Thanks for taking the time to reply, Andy.
Okay, so now I see why they considered it a bot. So what would you suggest given my situations here?
I don’t know if you’re familiar with beBee. It’s a social platform that started in Spain and went world-wide. In less than 2 years they are up to 12 million users. One of the big things they do is help promote the articles that people post on their Publisher platform. That’s for another account, @beBee, to collect. The two founders are huge Twitter fans. That makes Twitter their partner of choice when it comes to promotion. The CEO went so far as to write a post asking every member to add their Twitter handle to their profiles, and if they didn’t have one to get one.
BeBee also has 140 or so brand ambassadors, of which I’m one. There are about 60 English speaking ambassadors, 44 of which signed up asking to have their posts tweeted by @beBeeEmbassy. They filled out a Google Sheet that I used to build RSS feeds to their beBee blogs. The Google Sheet is here: https://docs.google.com/spreadsheets/d/1TCQkmuEwzDx2ziXcx-g-PfB9xwAVA9lEBAslJWJUs84/edit?usp=sharing They didn’t just give consent, they specifically asked to be included.
Ideally, we’d love to extend this to the Spanish, Portuguese, and German ambassadors as well, but with other accounts. Those would likely be @beBee+whatever “embassy” is in those languages. Of course, I first need to figure out how to stay operational.
Ideally, it would be best to @mention the author in the tweet. That would generate organic follower growth and aid future promotion. That’s why I based tweets on the format of a share. If that is verboten, I can go other routes.
I’d appreciate hearing your thoughts on them.
1 – I can continue as-is but drop the @ from the tweets and replace @beBee with #beBee. I think that would look silly, but at least there would be no mention, so the anti-spam wouldn’t trigger.
2 – I can cut all scheduling. 44 ambassadors pump out enough stuff. I stored about 150 distinct posts in a week… If they ever fall low, I can grab tweets from their stored inventory of past tweets to make up the difference. I’m not sure if that will satisfy the anti-spam bot, though. Frankly, I doubt it.
3 - I can mention Ambassadors by their full name as in ‘ By Andy Piper “How to Stop Paul from Going Insane LOL” on beBee’. That would require some fiddling to get everything into 140. Screen names are limited to 15 characters max, but not so full names.

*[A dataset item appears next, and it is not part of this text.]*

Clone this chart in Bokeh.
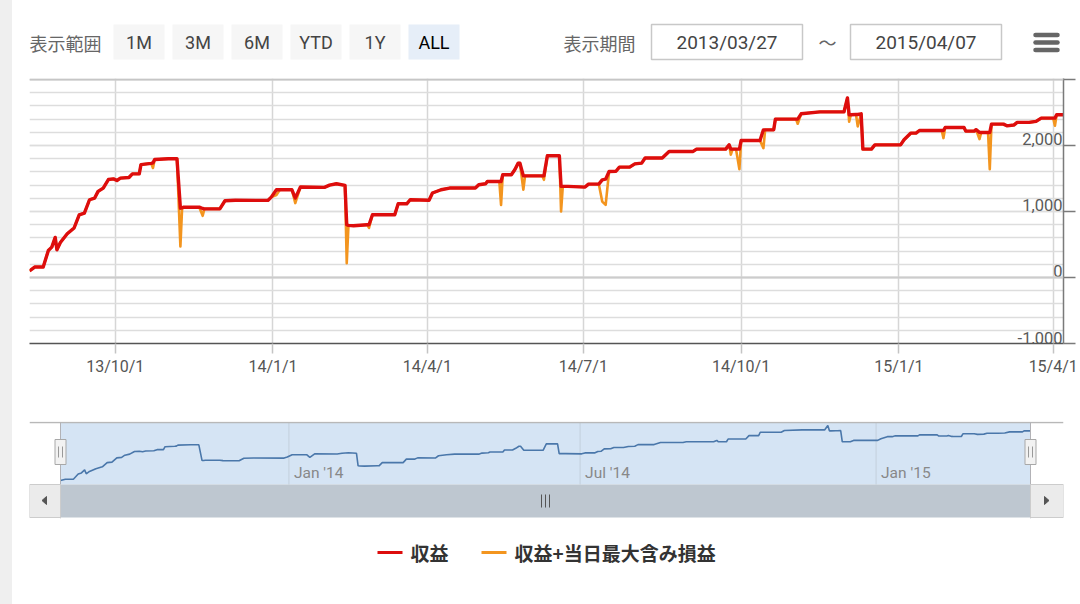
import pandas as pd
from bokeh.plotting import figure
from bokeh.models import (Range1d, FixedTicker, SingleIntervalTicker, Span,
                          ColumnDataSource, CustomJSTickFormatter)
from bokeh.layouts import column
from bokeh.core.properties import value
from bokeh.embed import file_html
from bokeh.resources import INLINE

# ---------------- data ----------------
dates = [
    "2013-08-12", "2013-08-15", "2013-08-20", "2013-08-23", "2013-08-25", "2013-08-27", "2013-08-28", "2013-08-30",
    "2013-09-03", "2013-09-07", "2013-09-10", "2013-09-13", "2013-09-16", "2013-09-19", "2013-09-21", "2013-09-24", "2013-09-27", "2013-09-30",
    "2013-10-02", "2013-10-04", "2013-10-09", "2013-10-11", "2013-10-15", "2013-10-16", "2013-10-22", "2013-10-23", "2013-10-24",
    "2013-11-01", "2013-11-06", "2013-11-08", "2013-11-09", "2013-11-10", "2013-11-19", "2013-11-21", "2013-11-22",
    "2013-12-01", "2013-12-04", "2013-12-10", "2013-12-29", "2013-12-31",
    "2014-01-03", "2014-01-05", "2014-01-12", "2014-01-14", "2014-01-17", "2014-01-31",
    "2014-02-03", "2014-02-07", "2014-02-12", "2014-02-13", "2014-02-14", "2014-02-17", "2014-02-25", "2014-02-26", "2014-02-28",
    "2014-03-13", "2014-03-15", "2014-03-20", "2014-03-22",
    "2014-04-02", "2014-04-04", "2014-04-09", "2014-04-14", "2014-04-29",
    "2014-05-01", "2014-05-05", "2014-05-06", "2014-05-13", "2014-05-14", "2014-05-15", "2014-05-20", "2014-05-22", "2014-05-24", "2014-05-25", "2014-05-27", "2014-05-28",
    "2014-06-07", "2014-06-08", "2014-06-10", "2014-06-17", "2014-06-18", "2014-06-19", "2014-06-22",
    "2014-07-02", "2014-07-04", "2014-07-10", "2014-07-12", "2014-07-14", "2014-07-16", "2014-07-20", "2014-07-22", "2014-07-28", "2014-07-31",
    "2014-08-04", "2014-08-06", "2014-08-16", "2014-08-20",
    "2014-09-03", "2014-09-05", "2014-09-22", "2014-09-24", "2014-09-25", "2014-09-26", "2014-09-28", "2014-09-30",
    "2014-10-01", "2014-10-12", "2014-10-14", "2014-10-15", "2014-10-20", "2014-10-21",
    "2014-11-02", "2014-11-03", "2014-11-05", "2014-11-16", "2014-11-30",
    "2014-12-02", "2014-12-03", "2014-12-04", "2014-12-07", "2014-12-08", "2014-12-10", "2014-12-11", "2014-12-16", "2014-12-18",
    "2015-01-02", "2015-01-04", "2015-01-08", "2015-01-11", "2015-01-13", "2015-01-26", "2015-01-27", "2015-01-28",
    "2015-02-08", "2015-02-09", "2015-02-14", "2015-02-15", "2015-02-17", "2015-02-18", "2015-02-22", "2015-02-23", "2015-02-24",
    "2015-03-03", "2015-03-05", "2015-03-09", "2015-03-11", "2015-03-18", "2015-03-22", "2015-03-25",
    "2015-04-01", "2015-04-02", "2015-04-03", "2015-04-07",
]
# 収益
profit = [
    100, 158, 160, 410, 460, 607, 420, 530,
    662, 750, 950, 975, 1178, 1203, 1305, 1355, 1484, 1494,
    1470, 1505, 1515, 1570, 1570, 1710, 1730, 1737, 1787,
    1800, 1800, 1050, 1055, 1065, 1065, 1045, 1040,
    1040, 1163, 1170, 1168, 1218,
    1330, 1330, 1330, 1203, 1370, 1365,
    1400, 1420, 1395, 800, 790, 785, 800, 800, 950,
    950, 1117, 1117, 1178,
    1170, 1280, 1330, 1355, 1355,
    1405, 1420, 1455, 1455, 1455, 1556, 1556, 1632, 1733, 1733, 1540, 1540,
    1540, 1540, 1845, 1845, 1380, 1380, 1380,
    1370, 1415, 1415, 1480, 1490, 1606, 1610, 1672, 1672, 1722,
    1733, 1810, 1810, 1910,
    1910, 1945, 1945, 2010, 1945, 1945, 1945, 1945,
    2075, 2075, 2237, 2237, 2237, 2400,
    2400, 2400, 2480, 2510, 2510,
    2720, 2465, 2465, 2470, 2470, 2480, 1945, 1945, 2010,
    2010, 2087, 2188, 2188, 2227, 2227, 2227, 2273,
    2273, 2218, 2218, 2240, 2200, 2197, 2197, 2197, 2324,
    2324, 2298, 2310, 2350, 2350, 2365, 2415,
    2415, 2415, 2465, 2465,
]
# 収益+当日最大含み損益: equal to 収益 except on these days
loss_dates = [
    "2013-10-23", "2013-11-08", "2013-11-21", "2014-01-03", "2014-01-14", "2014-02-13",
    "2014-02-26", "2014-05-14", "2014-05-27", "2014-06-08", "2014-06-18", "2014-07-12",
    "2014-07-14", "2014-09-25", "2014-09-30", "2014-10-14", "2014-11-03", "2014-12-03",
    "2014-12-08", "2015-01-27", "2015-02-17", "2015-02-23", "2015-04-02",
]
loss_values = [
    1660, 470, 935, 1250, 1127, 218,
    750, 1100, 1330, 1480, 1000, 1150,
    1100, 1860, 1640, 1960, 2330, 2360,
    2290, 2112, 2097, 1642, 2300,
]

x_ticks = ["2013-10-01", "2014-01-01", "2014-04-01", "2014-07-01",
           "2014-10-01", "2015-01-01", "2015-04-01"]
x_tick_labels = ["13/10/1", "14/1/1", "14/4/1", "14/7/1", "14/10/1", "15/1/1", "15/4/1"]
y_label_values = [-1000, 0, 1000, 2000]
y_labels = ["-1,000", "0", "1,000", "2,000"]
nav_ticks = ["2014-01-01", "2014-07-01", "2015-01-01"]
nav_tick_labels = ["Jan '14", "Jul '14", "Jan '15"]
range_buttons = ["1M", "3M", "6M", "YTD", "1Y", "ALL"]
range_label = "表示範囲"
period_label = "表示期間"
start_date_text = "2013/03/27"
end_date_text = "2015/04/07"
series_names = ["収益", "収益+当日最大含み損益"]

RED = "#dd0d0d"
ORANGE = "#f3951f"
NUM_FONT = value("Roboto")
JP_FONT = value("Noto Sans CJK JP")

# ---------------- derived ----------------
assert len(dates) == len(profit)
dt = pd.to_datetime(dates)
lmap = dict(zip(loss_dates, loss_values))
profit_max = [lmap.get(d, v) for d, v in zip(dates, profit)]
src = ColumnDataSource(dict(x=dt, red=profit, orange=profit_max))

W = 1080
BL, BR = 29, 17          # left / right border: plot frame spans x 29..1063


def base_fig(**kw):
    f = figure(toolbar_location=None, output_backend="svg", width=W,
               min_border_left=BL, min_border_right=BR, **kw)
    f.outline_line_color = None
    f.background_fill_color = "white"
    f.border_fill_color = None
    return f


# ---------------- top bar ----------------
top = base_fig(height=78, x_range=Range1d(29, 1063), y_range=Range1d(78, 0),
               x_axis_type=None, y_axis_type=None, min_border_top=0, min_border_bottom=0)
top.text(x=[29], y=[42], text=[range_label], text_font=JP_FONT, text_font_size="18px",
         text_color="#666666", text_align="left", text_baseline="middle")
btn_left = [113 + 59 * i for i in range(len(range_buttons))]
btn_fill = ["#e6eef8" if b == "ALL" else "#f6f6f6" for b in range_buttons]
btn_txt = ["#000000" if b == "ALL" else "#444444" for b in range_buttons]
top.quad(left=btn_left, right=[l + 51 for l in btn_left], top=24, bottom=59,
         fill_color=btn_fill, line_color=None)
top.text(x=[l + 25.5 for l in btn_left], y=[42] * len(btn_left), text=range_buttons,
         text_font=NUM_FONT, text_font_size="18px", text_color=btn_txt,
         text_align="center", text_baseline="middle")
top.text(x=[563], y=[42], text=[period_label], text_font=JP_FONT, text_font_size="18px",
         text_color="#666666", text_align="left", text_baseline="middle")
top.quad(left=[651, 850], right=[802, 1001], top=24, bottom=59, fill_color="white",
         line_color="#c8c8c8", line_width=1.5)
top.text(x=[726.5, 925.5], y=[42, 42], text=[start_date_text, end_date_text],
         text_font=NUM_FONT, text_font_size="19px", text_color="#444444",
         text_align="center", text_baseline="middle")
top.text(x=[827], y=[41], text=["～"], text_font=JP_FONT, text_font_size="18px",
         text_color="#666666", text_align="center", text_baseline="middle")
top.segment(x0=[1035] * 3, x1=[1057] * 3, y0=[34.5, 42, 49.5], y1=[34.5, 42, 49.5],
            line_color="#666666", line_width=4.5, line_cap="round")

# ---------------- main chart ----------------
main = base_fig(height=307, x_axis_type="datetime", y_axis_location="right",
                x_range=Range1d(dt[0], dt[-1]), y_range=Range1d(-1000, 3015),
                min_border_top=0, min_border_bottom=42)

tick_ms = [pd.Timestamp(s).value / 1e6 for s in x_ticks]
xax = main.xaxis[0]
xax.ticker = FixedTicker(ticks=tick_ms)
xax.major_label_overrides = {t: l for t, l in zip(tick_ms, x_tick_labels)}
xax.axis_line_color = "#555555"
xax.axis_line_width = 1.5
xax.major_tick_line_color = "#c4c4c4"
xax.major_tick_line_width = 1.5
xax.major_tick_out = 10
xax.major_tick_in = 0
xax.minor_tick_line_color = None
xax.major_label_text_font = "Roboto"
xax.major_label_text_font_size = "16px"
xax.major_label_text_color = "#555555"
xax.major_label_standoff = 3
main.xgrid.ticker = xax.ticker
main.xgrid.grid_line_color = "#d6d6d6"
main.xgrid.grid_line_width = 1.5

yax = main.yaxis[0]
yax.ticker = SingleIntervalTicker(interval=1000, num_minor_ticks=5)
yax.formatter = CustomJSTickFormatter(code="return ''")
yax.major_label_standoff = 0
yax.axis_line_color = "#7a7a7a"
yax.axis_line_width = 1.5
yax.major_tick_line_color = "#7a7a7a"
yax.major_tick_line_width = 1.5
yax.major_tick_out = 12
yax.major_tick_in = 0
yax.minor_tick_line_color = None
main.ygrid.ticker = yax.ticker
main.ygrid.grid_line_color = "#dddddd"
main.ygrid.grid_line_width = 1.5
main.ygrid.minor_grid_line_color = "#dddddd"
main.ygrid.minor_grid_line_width = 1.5

main.add_layout(Span(location=0, dimension="width", line_color="#cccccc", line_width=2.2))
main.add_layout(Span(location=3000, dimension="width", line_color="#c6c6c6", line_width=2.2))

main.line("x", "orange", source=src, line_color=ORANGE, line_width=2.6, line_join="round")
main.line("x", "red", source=src, line_color=RED, line_width=3.4, line_join="round")

main.text(x=[dt[-1]] * len(y_labels), y=y_label_values, text=y_labels,
          text_font=NUM_FONT, text_font_size="16.5px", text_color="#5a5a5a",
          text_align="right", text_baseline="bottom", x_offset=-1)

# ---------------- navigator ----------------
d0 = dt[0].value / 1e6
d1 = dt[-1].value / 1e6
span = d1 - d0
nav_x = Range1d(d0 - 31.0 / 970 * span, d1 + 33.0 / 970 * span)
vmin, vmax = min(profit), max(profit)
upp = (vmax - vmin) / 55.0
nav_y = Range1d(vmin - 38 * upp, vmax + 4 * upp)
nav = base_fig(height=140, x_range=nav_x, y_range=nav_y,
               x_axis_type=None, y_axis_type=None,
               min_border_top=36, min_border_bottom=7)
nav.extra_x_ranges = {"ui": Range1d(29, 1063)}
nav.extra_y_ranges = {"ui": Range1d(518, 421)}

# selected-range mask
nav.quad(left=[dt[0]], right=[dt[-1]], top=[422], bottom=[484], y_range_name="ui",
         fill_color="#d5e4f4", line_color=None)
nav_tick_dt = pd.to_datetime(nav_ticks)
nav.segment(x0=nav_tick_dt, x1=nav_tick_dt, y0=[422] * 3, y1=[484] * 3,
            y_range_name="ui", line_color="#c3cfdc", line_width=1)
nav.text(x=nav_tick_dt, y=[472] * 3, text=nav_tick_labels, y_range_name="ui",
         x_offset=5, text_font=NUM_FONT, text_font_size="15.5px", text_color="#888888",
         text_align="left", text_baseline="middle")
nav.line("x", "red", source=src, line_color="#4a77aa", line_width=1.6)
nav.segment(x0=[29], x1=[1063], y0=[422], y1=[422], x_range_name="ui",
            y_range_name="ui", line_color="#b8b8b8", line_width=1.5)
nav.segment(x0=[dt[0], dt[-1]], x1=[dt[0], dt[-1]], y0=[422, 422], y1=[518, 518],
            y_range_name="ui", line_color="#b2b2b6", line_width=1)
# scrollbar
nav.quad(left=[dt[0]], right=[dt[-1]], top=[484], bottom=[517], y_range_name="ui",
         fill_color="#bec7d0", line_color=None)
nav.quad(left=[29, 1030], right=[60, 1063], top=[484, 484], bottom=[517, 517],
         x_range_name="ui", y_range_name="ui", fill_color="#ebebeb",
         line_color="#cccccc", line_width=1)
nav.patches(xs=[[46, 46, 41.5], [1044, 1044, 1048.5]],
            ys=[[496, 504, 500], [496, 504, 500]], x_range_name="ui",
            y_range_name="ui", fill_color="#555555", line_color="#555555")
nav.segment(x0=[541, 545, 549], x1=[541, 545, 549], y0=[494] * 3, y1=[507] * 3,
            x_range_name="ui", y_range_name="ui", line_color="#555555", line_width=1)
# handles
nav.rect(x=[dt[0], dt[-1]], y=[451.5, 451.5], width=11, height=25,
         width_units="screen", height_units="screen", y_range_name="ui",
         fill_color="#f2f2f2", line_color="#a8a8a8", line_width=1)
nav.segment(x0=[58, 62, 1028, 1032], x1=[58, 62, 1028, 1032],
            y0=[446] * 4, y1=[457] * 4, x_range_name="ui", y_range_name="ui",
            line_color="#999999", line_width=1)

# ---------------- legend ----------------
leg = base_fig(height=79, x_range=Range1d(29, 1063), y_range=Range1d(604, 525),
               x_axis_type=None, y_axis_type=None, min_border_top=0, min_border_bottom=0)
leg.segment(x0=[377, 481], x1=[402, 506], y0=[552, 552], y1=[552, 552],
            line_color=[RED, ORANGE], line_width=3)
leg.text(x=[410, 514], y=[552, 552], text=series_names, text_font=JP_FONT,
         text_font_size="19px", text_font_style="bold", text_color="#333333",
         text_align="left", text_baseline="middle")

layout = column(top, main, nav, leg, spacing=0)
layout.styles = {"background": "linear-gradient(90deg, #efefef 0px, #efefef 12px, #ffffff 12px, #ffffff 100%)"}
open("out.html", "w").write(file_html(layout, INLINE))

I’ll also run into encoding issues for names like D’Arcy, but that’s no biggie. This would be less effective, but write-restricted apps are not effective at all.
I think maybe #3 would be the best compromise, maybe even with using a hash tag instead of an @ on beBee. Or, do you have other ideas?
While I understand the need for anti-spam secrecy, working in the dark is difficult at best. I think it’s the newness of @beBeeEmbassy that is causing the problem. My 20K or so followers never trigger the filter probably because there’s lots of interaction.
On a side note, we are swiping the “tip @LinkedInEditors” idea that LinkedIn uses. Ours will be “buzz @beBee.” I don’t think that should cause an issue. But, with about 4 million English-speaking users, maybe it will. Thoughts?